1.4. Le divorce pour faute
La faute est définie par l’art 242 du code civil : il s’agit de “faits constitutifs d'une violation grave ou renouvelée des devoirs et obligations du mariage sont imputables à son conjoint et rendent intolérable le maintien de la vie commune”. Pour simplifier, on pourrait dire qu’il peut donc s’agir d’une faute “grave”, une seule fois, ou de plusieurs fautes, peut être “moins graves”, mais régulières. Il n’y a pas d’exemples précis de fautes, mais on peut se référer à l’art 212 du code civil qui fixe les obligations du mariage : fidélité, communauté de vie, respect, etc ... Il faut remarquer ici que la notion de faute est indépendante du calcul de la prestation compensatoire : l’époux “fautif” peut prétendre à une prestation compensatoire si ses revenus le justifient (ou l’absence de revenu). Il s’agit d’organiser un équilibre financier entre les future ex-époux.
2. L’intervention du détective privé
2.1 Avant la procédure
On conçoit facilement que la recherche de la preuve de l’adultère peut se faire avant même d’entamer une procédure de divorce : on est dans le doute, on cherche à savoir ...
En revanche, et même s’il y a faute, les époux peuvent décider d’une séparation par consentement mutuel, dès lors qu’ils sont d’accord sur le principe de la séparation ET sur les conséquences du divorce. Or, et comme on l’a vu précédemment, tant que l’on n’est pas divorcé, on est encore marié. Raison pour laquelle, la procédure de divorce par consentement mutuel a été accélérée et simplifiée par la loi portant réforme du divorce de 2004. Dans ce cadre, les époux opteront pour cette option, dans le but de pouvoir “refaire sa vie” le plus rapidement possible.
2.2 Pendant la procédure
Mais les époux peuvent être en désaccord sur les effets, les conséquences, du divorce. Constatant l’échec de la tentative de conciliation, le juge rendra une ordonnance de non-conciliation.

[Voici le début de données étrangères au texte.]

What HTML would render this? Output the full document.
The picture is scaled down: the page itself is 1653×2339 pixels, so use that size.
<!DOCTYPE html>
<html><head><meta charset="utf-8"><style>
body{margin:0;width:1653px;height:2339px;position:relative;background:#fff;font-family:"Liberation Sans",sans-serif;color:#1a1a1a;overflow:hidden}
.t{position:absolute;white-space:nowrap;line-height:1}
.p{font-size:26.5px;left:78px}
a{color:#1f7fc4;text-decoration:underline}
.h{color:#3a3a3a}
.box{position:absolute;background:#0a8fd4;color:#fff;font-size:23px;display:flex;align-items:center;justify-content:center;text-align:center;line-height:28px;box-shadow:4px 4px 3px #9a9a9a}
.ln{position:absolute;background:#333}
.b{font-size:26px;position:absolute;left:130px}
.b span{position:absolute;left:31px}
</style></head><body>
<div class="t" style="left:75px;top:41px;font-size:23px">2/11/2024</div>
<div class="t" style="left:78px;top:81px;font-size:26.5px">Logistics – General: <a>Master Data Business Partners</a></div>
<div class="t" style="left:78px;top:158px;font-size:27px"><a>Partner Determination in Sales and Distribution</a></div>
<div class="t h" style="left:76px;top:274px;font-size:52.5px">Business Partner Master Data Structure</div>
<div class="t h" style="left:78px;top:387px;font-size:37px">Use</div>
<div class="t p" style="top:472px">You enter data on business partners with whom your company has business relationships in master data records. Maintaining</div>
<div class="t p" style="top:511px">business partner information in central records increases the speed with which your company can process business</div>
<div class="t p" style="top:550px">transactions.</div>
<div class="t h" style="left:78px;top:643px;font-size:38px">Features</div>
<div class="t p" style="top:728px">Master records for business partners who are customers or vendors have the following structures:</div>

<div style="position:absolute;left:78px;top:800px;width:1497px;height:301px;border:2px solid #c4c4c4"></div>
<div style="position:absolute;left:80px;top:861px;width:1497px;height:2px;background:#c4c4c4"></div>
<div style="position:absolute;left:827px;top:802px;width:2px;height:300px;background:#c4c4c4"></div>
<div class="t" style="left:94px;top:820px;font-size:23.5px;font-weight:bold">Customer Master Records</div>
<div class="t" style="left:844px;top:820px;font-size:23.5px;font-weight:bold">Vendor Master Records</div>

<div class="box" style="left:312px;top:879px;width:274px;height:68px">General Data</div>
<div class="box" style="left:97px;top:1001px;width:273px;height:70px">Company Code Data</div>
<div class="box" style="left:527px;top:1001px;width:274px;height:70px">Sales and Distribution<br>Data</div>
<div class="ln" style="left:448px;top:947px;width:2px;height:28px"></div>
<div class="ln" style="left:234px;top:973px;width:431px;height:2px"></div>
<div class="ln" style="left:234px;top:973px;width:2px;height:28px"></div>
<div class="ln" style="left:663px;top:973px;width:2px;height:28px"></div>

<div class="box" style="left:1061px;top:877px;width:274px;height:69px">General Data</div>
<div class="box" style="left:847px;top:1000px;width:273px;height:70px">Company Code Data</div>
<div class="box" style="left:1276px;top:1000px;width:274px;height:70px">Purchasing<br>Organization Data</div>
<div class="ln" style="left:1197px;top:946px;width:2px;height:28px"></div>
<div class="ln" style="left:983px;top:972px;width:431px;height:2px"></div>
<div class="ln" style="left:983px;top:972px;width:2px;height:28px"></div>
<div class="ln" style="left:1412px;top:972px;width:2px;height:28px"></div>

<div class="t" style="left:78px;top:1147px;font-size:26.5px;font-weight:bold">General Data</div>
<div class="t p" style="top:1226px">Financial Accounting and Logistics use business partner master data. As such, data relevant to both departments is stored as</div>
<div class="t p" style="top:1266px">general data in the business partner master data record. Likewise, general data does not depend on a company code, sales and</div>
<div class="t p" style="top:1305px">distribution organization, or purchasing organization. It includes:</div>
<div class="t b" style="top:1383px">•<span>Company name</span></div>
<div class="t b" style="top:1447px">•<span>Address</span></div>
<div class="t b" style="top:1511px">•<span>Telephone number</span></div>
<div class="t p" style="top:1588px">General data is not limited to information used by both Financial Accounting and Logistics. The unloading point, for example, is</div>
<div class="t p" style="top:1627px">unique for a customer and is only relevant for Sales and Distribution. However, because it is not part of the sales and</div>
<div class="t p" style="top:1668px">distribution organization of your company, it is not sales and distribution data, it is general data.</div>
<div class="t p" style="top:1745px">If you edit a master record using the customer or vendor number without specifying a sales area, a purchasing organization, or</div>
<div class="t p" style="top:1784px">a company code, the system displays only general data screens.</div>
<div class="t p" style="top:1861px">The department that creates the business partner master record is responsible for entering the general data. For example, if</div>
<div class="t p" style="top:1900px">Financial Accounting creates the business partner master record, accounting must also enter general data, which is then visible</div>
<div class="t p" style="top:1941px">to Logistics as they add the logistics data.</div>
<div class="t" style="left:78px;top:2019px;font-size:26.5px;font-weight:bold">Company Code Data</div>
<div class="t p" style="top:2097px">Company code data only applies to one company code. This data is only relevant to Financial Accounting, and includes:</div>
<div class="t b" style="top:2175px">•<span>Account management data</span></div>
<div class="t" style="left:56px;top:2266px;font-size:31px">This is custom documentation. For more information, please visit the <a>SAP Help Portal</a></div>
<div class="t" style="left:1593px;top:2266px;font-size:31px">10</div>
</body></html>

Comme le prévoit l’art 272 du code civil, les parties doivent fournir, pour permettre notamment de calculer la prestation compensatoire, une “[…] déclaration certifiant sur l'honneur l'exactitude de leurs ressources, revenus, patrimoine et conditions de vie.”

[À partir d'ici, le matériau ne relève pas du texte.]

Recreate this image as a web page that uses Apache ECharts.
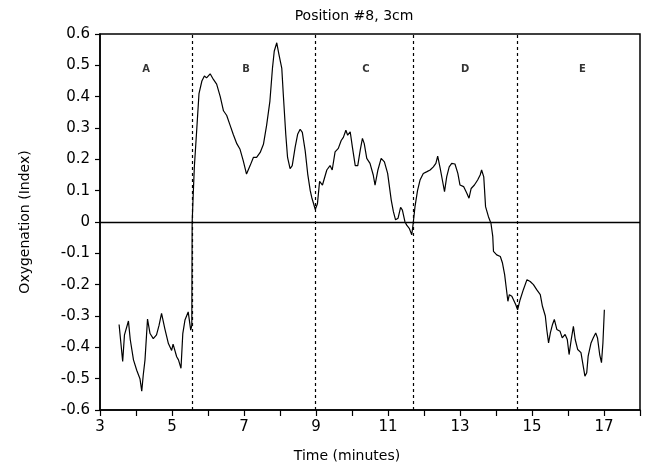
<!DOCTYPE html>
<html>
<head>
<meta charset="utf-8">
<script src="https://cdn.jsdelivr.net/npm/echarts@6/dist/echarts.min.js"></script>
<style>
  html, body { margin: 0; padding: 0; background: #fff; }
  #chart { width: 664px; height: 468px; }
</style>
</head>
<body>
<div id="chart"></div>
<script>
// time (minutes) and oxygenation index
const timeMin = [
  3.53, 3.63, 3.68, 3.79, 3.84, 3.93, 4.02, 4.11, 4.16, 4.20, 4.25, 4.32, 4.39, 4.48, 4.57, 4.64, 4.71, 4.80, 4.90, 4.99,
  5.03, 5.08, 5.13, 5.18, 5.25, 5.30, 5.36, 5.45, 5.52, 5.55, 5.56,
  5.58, 5.62, 5.69, 5.75, 5.83, 5.90, 5.96, 6.06, 6.15, 6.24, 6.34, 6.43, 6.52, 6.61, 6.70, 6.80, 6.89, 6.98, 7.07, 7.17,
  7.26, 7.35, 7.45, 7.54, 7.63, 7.72, 7.79, 7.84, 7.91, 7.97, 8.05, 8.09, 8.16, 8.21, 8.28, 8.34, 8.42, 8.49, 8.56, 8.62,
  8.70, 8.77, 8.84, 8.88, 8.93, 8.98, 9.04, 9.10, 9.14, 9.18, 9.30, 9.39, 9.45, 9.53, 9.62, 9.70, 9.76, 9.83, 9.88, 9.95,
  10.01, 10.09, 10.16, 10.23, 10.29, 10.34, 10.41, 10.50, 10.59, 10.64, 10.72, 10.81, 10.90, 10.99, 11.09, 11.15, 11.21,
  11.28, 11.35, 11.40, 11.47, 11.52, 11.59, 11.66, 11.70, 11.75, 11.82, 11.89, 11.98, 12.07, 12.17, 12.26, 12.33, 12.38,
  12.45, 12.51, 12.57, 12.63, 12.70, 12.77, 12.86, 12.94, 13.00, 13.10, 13.19, 13.25, 13.31, 13.40, 13.49, 13.56, 13.60,
  13.66, 13.71, 13.79, 13.86, 13.91, 13.93, 14.02, 14.12, 14.18, 14.24, 14.28, 14.33, 14.37, 14.44, 14.49, 14.55, 14.60,
  14.67, 14.76, 14.86, 14.95, 15.04, 15.13, 15.23, 15.29, 15.37, 15.41, 15.46, 15.51, 15.57, 15.62, 15.69, 15.78, 15.84,
  15.92, 15.98, 16.03, 16.09, 16.15, 16.20, 16.27, 16.36, 16.43, 16.47, 16.52, 16.56, 16.64, 16.70, 16.77, 16.82, 16.88,
  16.93, 16.97, 17.01
];
const oxyIndex = [
  -0.327, -0.445, -0.36, -0.316, -0.375, -0.44, -0.473, -0.50, -0.54, -0.49, -0.44, -0.31, -0.356, -0.372, -0.36, -0.33, -0.292, -0.34, -0.388, -0.41,
  -0.39, -0.388, -0.43, -0.44, -0.467, -0.356, -0.313, -0.287, -0.345, -0.33, 0.0,
  0.06, 0.174, 0.30, 0.41, 0.45, 0.466, 0.46, 0.473, 0.455, 0.44, 0.40, 0.355, 0.34, 0.31, 0.28, 0.25, 0.232, 0.195, 0.153, 0.18,
  0.206, 0.206, 0.222, 0.248, 0.31, 0.386, 0.49, 0.545, 0.572, 0.535, 0.49, 0.41, 0.28, 0.206, 0.17, 0.18, 0.238, 0.28, 0.296, 0.286,
  0.227, 0.153, 0.10, 0.079, 0.08, 0.040, 0.058, 0.13, 0.128, 0.118, 0.166, 0.18, 0.166, 0.224, 0.235, 0.26, 0.27, 0.293, 0.277, 0.288,
  0.24, 0.18, 0.18, 0.23, 0.267, 0.25, 0.203, 0.187, 0.15, 0.118, 0.166, 0.203, 0.192, 0.155, 0.07, 0.033, 0.007,
  0.012, 0.047, 0.038, 0.001, -0.01, -0.02, -0.041, -0.004, 0.049, 0.10, 0.134, 0.155, 0.16, 0.166, 0.176, 0.187, 0.21,
  0.171, 0.134, 0.097, 0.144, 0.176, 0.187, 0.185, 0.155, 0.118, 0.113, 0.092, 0.076, 0.107, 0.118, 0.134, 0.15, 0.166,
  0.144, 0.049, 0.017, -0.004, -0.046, -0.094, -0.105, -0.11, -0.131, -0.168, -0.206, -0.253, -0.232, -0.237, -0.232, -0.264, -0.28,
  -0.248, -0.216, -0.184, -0.19, -0.20, -0.216, -0.232, -0.269, -0.30, -0.343, -0.386, -0.354, -0.327, -0.311, -0.343, -0.349, -0.37,
  -0.359, -0.375, -0.423, -0.375, -0.333, -0.375, -0.407, -0.417, -0.465, -0.492, -0.481, -0.428, -0.386, -0.37, -0.354, -0.37, -0.423,
  -0.449, -0.386, -0.28
];

// phase boundaries (dashed) and phase labels
const phaseBounds = [5.55, 8.97, 11.7, 14.6];
const phaseNames = ['A', 'B', 'C', 'D', 'E'];
const phaseLabelX = [4.28, 7.06, 10.39, 13.14, 16.4];
const phaseLabelY = 0.487;

const trace = timeMin.map((t, i) => [t, oxyIndex[i]]);

const font = 'DejaVu Sans';
const myChart = echarts.init(document.getElementById('chart'));

const option = {
  animation: false,
  title: {
    text: 'Position #8, 3cm',
    left: 349,
    textAlign: 'center',
    top: 4,
    textStyle: { fontFamily: font, fontSize: 14, fontWeight: 'normal', color: '#000' }
  },
  grid: {
    left: 100,
    right: 24,
    top: 34,
    bottom: 57,
    show: true,
    borderColor: '#000',
    borderWidth: 1.5,
    backgroundColor: 'transparent'
  },
  xAxis: {
    type: 'value',
    min: 3,
    max: 18,
    interval: 1,
    name: 'Time (minutes)',
    nameLocation: 'middle',
    nameGap: 39,
    nameTextStyle: { fontFamily: font, fontSize: 14, color: '#000', padding: [0, 46, 0, 0] },
    axisLine: { onZero: false, lineStyle: { color: '#000', width: 1.5 } },
    axisTick: { show: true, length: 6, lineStyle: { color: '#000', width: 1.2 } },
    axisLabel: {
      fontFamily: font,
      fontSize: 15,
      color: '#000',
      margin: 10,
      formatter: v => (v % 2 === 1 && v < 18 ? String(v) : '')
    },
    splitLine: { show: false }
  },
  yAxis: {
    type: 'value',
    min: -0.6,
    max: 0.6,
    interval: 0.1,
    name: 'Oxygenation (Index)',
    nameLocation: 'middle',
    nameGap: 68,
    nameTextStyle: { fontFamily: font, fontSize: 14, color: '#000' },
    axisLine: { show: true, onZero: false, lineStyle: { color: '#000', width: 1.5 } },
    axisTick: { show: true, length: 5, lineStyle: { color: '#000', width: 1.2 } },
    axisLabel: {
      fontFamily: font,
      fontSize: 15,
      color: '#000',
      margin: 10,
      formatter: v => (Math.abs(v) < 1e-9 ? '0' : v.toFixed(1))
    },
    splitLine: { show: false }
  },
  series: [
    {
      type: 'line',
      data: trace,
      showSymbol: false,
      symbol: 'none',
      lineStyle: { color: '#000', width: 1.2 },
      markLine: {
        silent: true,
        symbol: 'none',
        label: { show: false },
        data: [
          { yAxis: 0, lineStyle: { type: 'solid', color: '#000', width: 1.3 } },
          ...phaseBounds.map(b => ({ xAxis: b, lineStyle: { type: [3, 3], color: '#000', width: 1.2 } }))
        ]
      }
    },
    {
      type: 'scatter',
      symbolSize: 0,
      data: phaseNames.map((n, i) => ({ name: n, value: [phaseLabelX[i], phaseLabelY] })),
      label: {
        show: true,
        position: 'inside',
        formatter: p => p.name,
        fontFamily: font,
        fontSize: 10,
        fontWeight: 'bold',
        color: '#000'
      }
    }
  ]
};
myChart.setOption(option);
</script>
</body>
</html>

Il faut rappeler ici que le juge civil n’a pas les moyens de vérifier ces déclarations, il ne réalise pas d’enquête et les services de police n’interviennent pas en droit civil. De plus, la bonne foi des parties est présumée (art 2274 du code civil). Il appartient donc à celui qui met en doute l’exactitude des éléments fournis par une partie d’en apporter la preuve.
Dès lors, quels sont les éléments susceptibles d’être vérifiés ? Quelques exemples :
- il y a le conjoint qui, chef d’entreprise, ne se déclare aucun salaire et le justifie par une faible activité de sa société ;
- il y a le conjoint qui va invoquer des ressources faibles alors qu’il se livre à des activités non déclarées ;
- il y a le conjoint qui omet de déclarer une partie de son patrimoine immobilier ;
- il y a le conjoint qui dissimule la reprise d’une vie commune avec une personne dont les revenus lui permettraient de faire face à ses obligations alimentaires.
Concrètement, il va s’agir de tenter de diminuer son patrimoine ou ses revenus dans le but, selon les cas :
- de justifier l’impossibilité de remplir ses obligations en matière de devoir de secours, pour les uns ;
- ou, au contraire, de justifier la nécessité de percevoir un devoir de secours, pour les autres.
2.3 Après la procédure
Le divorce est maintenant prononcé, le devoir de secours est fixé, mais il peut être réévalué, selon les évolutions constatées par l’un ou l’autre des deux époux. En effet, certains éléments de la vie peuvent modifier les modalités de calcul du devoir de secours Par exemple, la perte d’un emploi, ou au contraire le fait d’en trouver un, la reprise d’une vie commune, etc ...
Ce sont les mêmes exemples que vus précédemment : l’un ou l’autre des époux peut être tenté de dissimuler sa nouvelle situation dans le but de continuer à percevoir une prestation compensatoire qui pourrait être réévaluée à la baisse.
Par ailleurs, les modalités de garde des enfants peuvent devoir être modifiées. Cela peut être le cas lorsque les horaires de travail, un déménagement, sont difficilement compatibles avec l’école. Ce ne sont que des exemples, mais le juge des affaires familiales examinera toujours la situation des ex-époux, dans l’intérêt des enfants. Là aussi, il peut être nécessaire d’apporter des preuves, lorsque les ex-époux sont en désaccord.
Conclusion
On peut être tenté d’essayer d’apporter les preuves nécessaires par ses propres moyens, mais cela peut être complexe. Il faut, de plus, garantir une certaine impartialité. Aussi le recours à un détective privé peut être une aide précieuse.